# Given information
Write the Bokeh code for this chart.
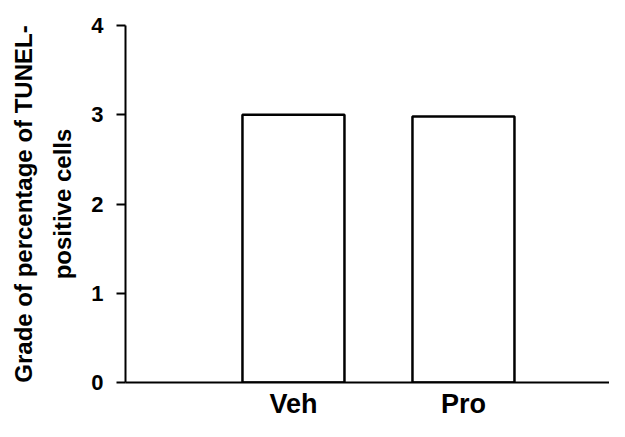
from bokeh.plotting import figure
from bokeh.models import FixedTicker, Range1d
from bokeh.embed import file_html
from bokeh.resources import INLINE

categories = ["Veh", "Pro"]
grades = [3.0, 2.98]
y_ticks = [0, 1, 2, 3, 4]
y_title = "Grade of percentage of TUNEL-\npositive cells"

xs = [i + 1 for i in range(len(categories))]

FONT = "Liberation Sans"

p = figure(width=609, height=421, output_backend="svg", toolbar_location=None,
           x_range=Range1d(0.012, 2.859), y_range=Range1d(0, 4),
           min_border_left=125, min_border_right=0, min_border_top=25,
           min_border_bottom=39)
p.background_fill_color = "white"
p.border_fill_color = "white"
p.outline_line_color = None
p.grid.visible = False

p.vbar(x=xs, top=grades, bottom=0, width=0.6, fill_color="white",
       line_color="black", line_width=2.5)

# x axis
xa = p.xaxis[0]
xa.ticker = FixedTicker(ticks=xs)
xa.major_label_overrides = {x: c for x, c in zip(xs, categories)}
xa.major_tick_out = 0
xa.major_tick_in = 0
xa.minor_tick_out = 0
xa.minor_tick_in = 0
xa.axis_line_width = 2
xa.axis_line_color = "black"
xa.major_label_text_font = FONT
xa.major_label_text_font_style = "bold"
xa.major_label_text_font_size = "27px"
xa.major_label_text_color = "black"
xa.major_label_standoff = 6

# y axis
ya = p.yaxis[0]
ya.ticker = FixedTicker(ticks=y_ticks)
ya.major_tick_out = 9
ya.major_tick_in = 0
ya.minor_tick_out = 0
ya.minor_tick_in = 0
ya.axis_line_width = 2
ya.major_tick_line_width = 2
ya.axis_line_color = "black"
ya.major_label_text_font = FONT
ya.major_label_text_font_style = "bold"
ya.major_label_text_font_size = "22px"
ya.major_label_text_color = "black"
ya.major_label_standoff = 13
ya.axis_label = y_title
ya.axis_label_text_font = FONT
ya.axis_label_text_font_style = "bold"
ya.axis_label_text_font_size = "24px"
ya.axis_label_text_color = "black"
ya.axis_label_text_line_height = 1.45
ya.axis_label_standoff = 12

open("out.html", "w").write(file_html(p, INLINE))
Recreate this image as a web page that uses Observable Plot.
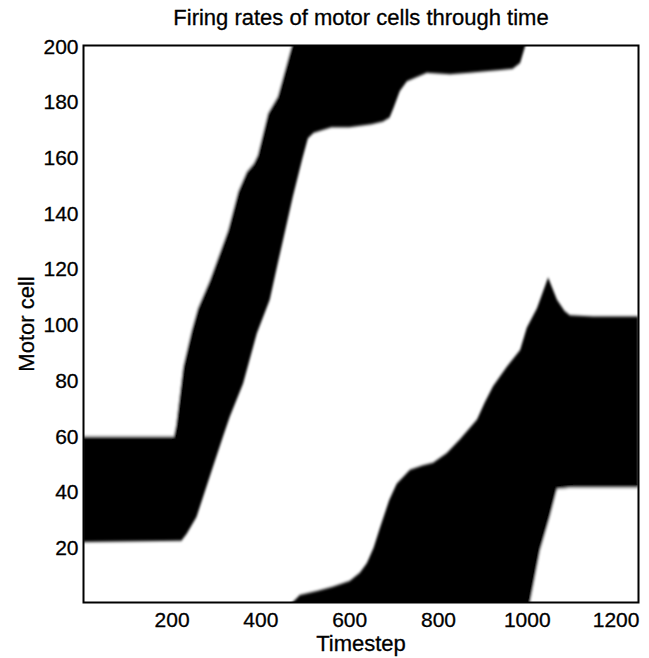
<!DOCTYPE html>
<html>
<head>
<meta charset="utf-8">
<script src="https://cdn.jsdelivr.net/npm/d3@7"></script>
<script src="https://cdn.jsdelivr.net/npm/@observablehq/plot@0.6"></script>
<style>
  html, body { margin: 0; padding: 0; background: #fff; }
  #chart svg text { stroke: #000; stroke-width: 0.3px; }
</style>
</head>
<body>
<div id="chart"></div>
<script>
// ---- Data ----
const titleText = "Firing rates of motor cells through time";
const xLabel = "Timestep";
const yLabel = "Motor cell";
const xTicks = [200, 400, 600, 800, 1000, 1200];
const yTicks = [20, 40, 60, 80, 100, 120, 140, 160, 180, 200];

// Band A (first active group): lower edge (timestep, cell)
const bandALowerT    = [0, 222, 234, 256, 293, 316, 331, 361, 392, 421, 439, 473, 495, 507, 520, 560, 600, 650, 676, 691, 700, 714, 730, 775, 827, 870, 901, 940, 968, 985, 996, 1000];
const bandALowerCell = [22, 22.5, 25, 31, 49, 60, 67, 79, 97, 109, 122, 146, 160, 167, 169, 171, 171, 172, 173, 174.5, 178, 184, 187.5, 190.5, 190, 190.5, 191, 191.5, 192, 194, 200, 203];
// Band A upper edge
const bandAUpperT    = [0, 205, 210, 226, 245, 259, 286, 327, 350, 369, 385, 394, 417, 439, 470, 476];
const bandAUpperCell = [60, 60, 64, 85, 98, 106, 116, 134, 148, 155, 158, 161, 176, 182, 200, 203];

// Band B (second active group): upper edge
const bandBUpperT    = [470, 489, 530, 563, 601, 624, 640, 655, 669, 690, 707, 737, 765, 789, 820, 850, 888, 905, 924, 955, 985, 1000, 1023, 1048, 1068, 1085, 1097, 1150, 1251];
const bandBUpperCell = [0, 3, 4.5, 6, 8, 11, 14.5, 20, 27, 37, 43, 48, 49.5, 50.5, 54, 59, 66, 72, 78, 85, 91, 99, 106, 117, 109, 105, 103.5, 103, 103];
// Band B lower edge
const bandBLowerT    = [1007, 1030, 1052, 1068, 1100, 1251];
const bandBLowerCell = [0, 19, 31, 41, 41.5, 41.5];

const cellTop = 203, cellBottom = -2;

const toRows = (T, C) => T.map((t, i) => ({t, cell: C[i]}));
const aLow = toRows(bandALowerT, bandALowerCell);
const aUp = toRows(bandAUpperT, bandAUpperCell);
const bUp = toRows(bandBUpperT, bandBUpperCell);
const bLow = toRows(bandBLowerT, bandBLowerCell);

const W = 649, H = 658;
const font = "'Liberation Sans', Arial, Helvetica, sans-serif";

const svg = Plot.plot({
  width: W,
  height: H,
  marginLeft: 83,
  marginRight: 11,
  marginTop: 45,
  marginBottom: 56,
  style: {fontFamily: font, fontSize: "21px", color: "black", background: "white"},
  x: {domain: [0.5, 1250.5], ticks: xTicks, tickFormat: d => String(d), tickSize: 0, tickPadding: 10, label: xLabel, labelAnchor: "center", labelOffset: 48},
  y: {domain: [0.5, 200.5], ticks: yTicks, tickFormat: d => String(d), tickSize: 0, tickPadding: 5, label: yLabel, labelAnchor: "center", labelOffset: 65},
  marks: [
    Plot.area(aLow, {x1: "t", y1: "cell", y2: () => cellTop, fill: "black"}),
    Plot.area(aUp, {x1: "t", y1: "cell", y2: () => cellTop, fill: "white"}),
    Plot.area(bUp, {x1: "t", y1: () => cellBottom, y2: "cell", fill: "black"}),
    Plot.area(bLow, {x1: "t", y1: () => cellBottom, y2: "cell", fill: "white"}),
    Plot.text([titleText], {frameAnchor: "top", dy: -36, lineAnchor: "top", fontSize: 22}),
    Plot.frame({stroke: "black", strokeWidth: 2})
  ]
});

// Strip the automatic arrows from the axis labels and size them.
svg.querySelectorAll("text").forEach(t => {
  if (t.textContent.includes(xLabel) || t.textContent.includes(yLabel)) {
    t.textContent = t.textContent.replace(/\s*[→↑←↓]\s*/g, "").trim();
    t.setAttribute("font-size", 22);
  }
});

// Soft (dithered-looking) edges: blur the image layers together, then clip to the frame.
const ns = "http://www.w3.org/2000/svg";
const xr = svg.scale("x").range, yr = svg.scale("y").range;
const defs = document.createElementNS(ns, "defs");
defs.innerHTML = `
  <filter id="fuzz" x="-10%" y="-10%" width="120%" height="120%"><feGaussianBlur stdDeviation="0.8 1.8"/></filter>
  <clipPath id="frameclip"><rect x="${Math.min(...xr)}" y="${Math.min(...yr)}" width="${Math.abs(xr[1]-xr[0])}" height="${Math.abs(yr[1]-yr[0])}"/></clipPath>`;
svg.insertBefore(defs, svg.firstChild);
const layers = Array.from(svg.querySelectorAll('g[aria-label="area"]'));
if (layers.length) {
  const clipG = document.createElementNS(ns, "g");
  clipG.setAttribute("clip-path", "url(#frameclip)");
  const blurG = document.createElementNS(ns, "g");
  blurG.setAttribute("filter", "url(#fuzz)");
  layers[0].parentNode.insertBefore(clipG, layers[0]);
  clipG.appendChild(blurG);
  layers.forEach(g => blurG.appendChild(g));
}

document.getElementById("chart").appendChild(svg);
</script>
</body>
</html>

# What to work on
From the listing above, restate verbatim the lines running from the one with "Recreate this image" through the one with "160, 180, 200];", inclusive, but not the pictures.

# The result
Recreate this image as a web page that uses Observable Plot.
<!DOCTYPE html>
<html>
<head>
<meta charset="utf-8">
<script src="https://cdn.jsdelivr.net/npm/d3@7"></script>
<script src="https://cdn.jsdelivr.net/npm/@observablehq/plot@0.6"></script>
<style>
  html, body { margin: 0; padding: 0; background: #fff; }
  #chart svg text { stroke: #000; stroke-width: 0.3px; }
</style>
</head>
<body>
<div id="chart"></div>
<script>
// ---- Data ----
const titleText = "Firing rates of motor cells through time";
const xLabel = "Timestep";
const yLabel = "Motor cell";
const xTicks = [200, 400, 600, 800, 1000, 1200];
const yTicks = [20, 40, 60, 80, 100, 120, 140, 160, 180, 200];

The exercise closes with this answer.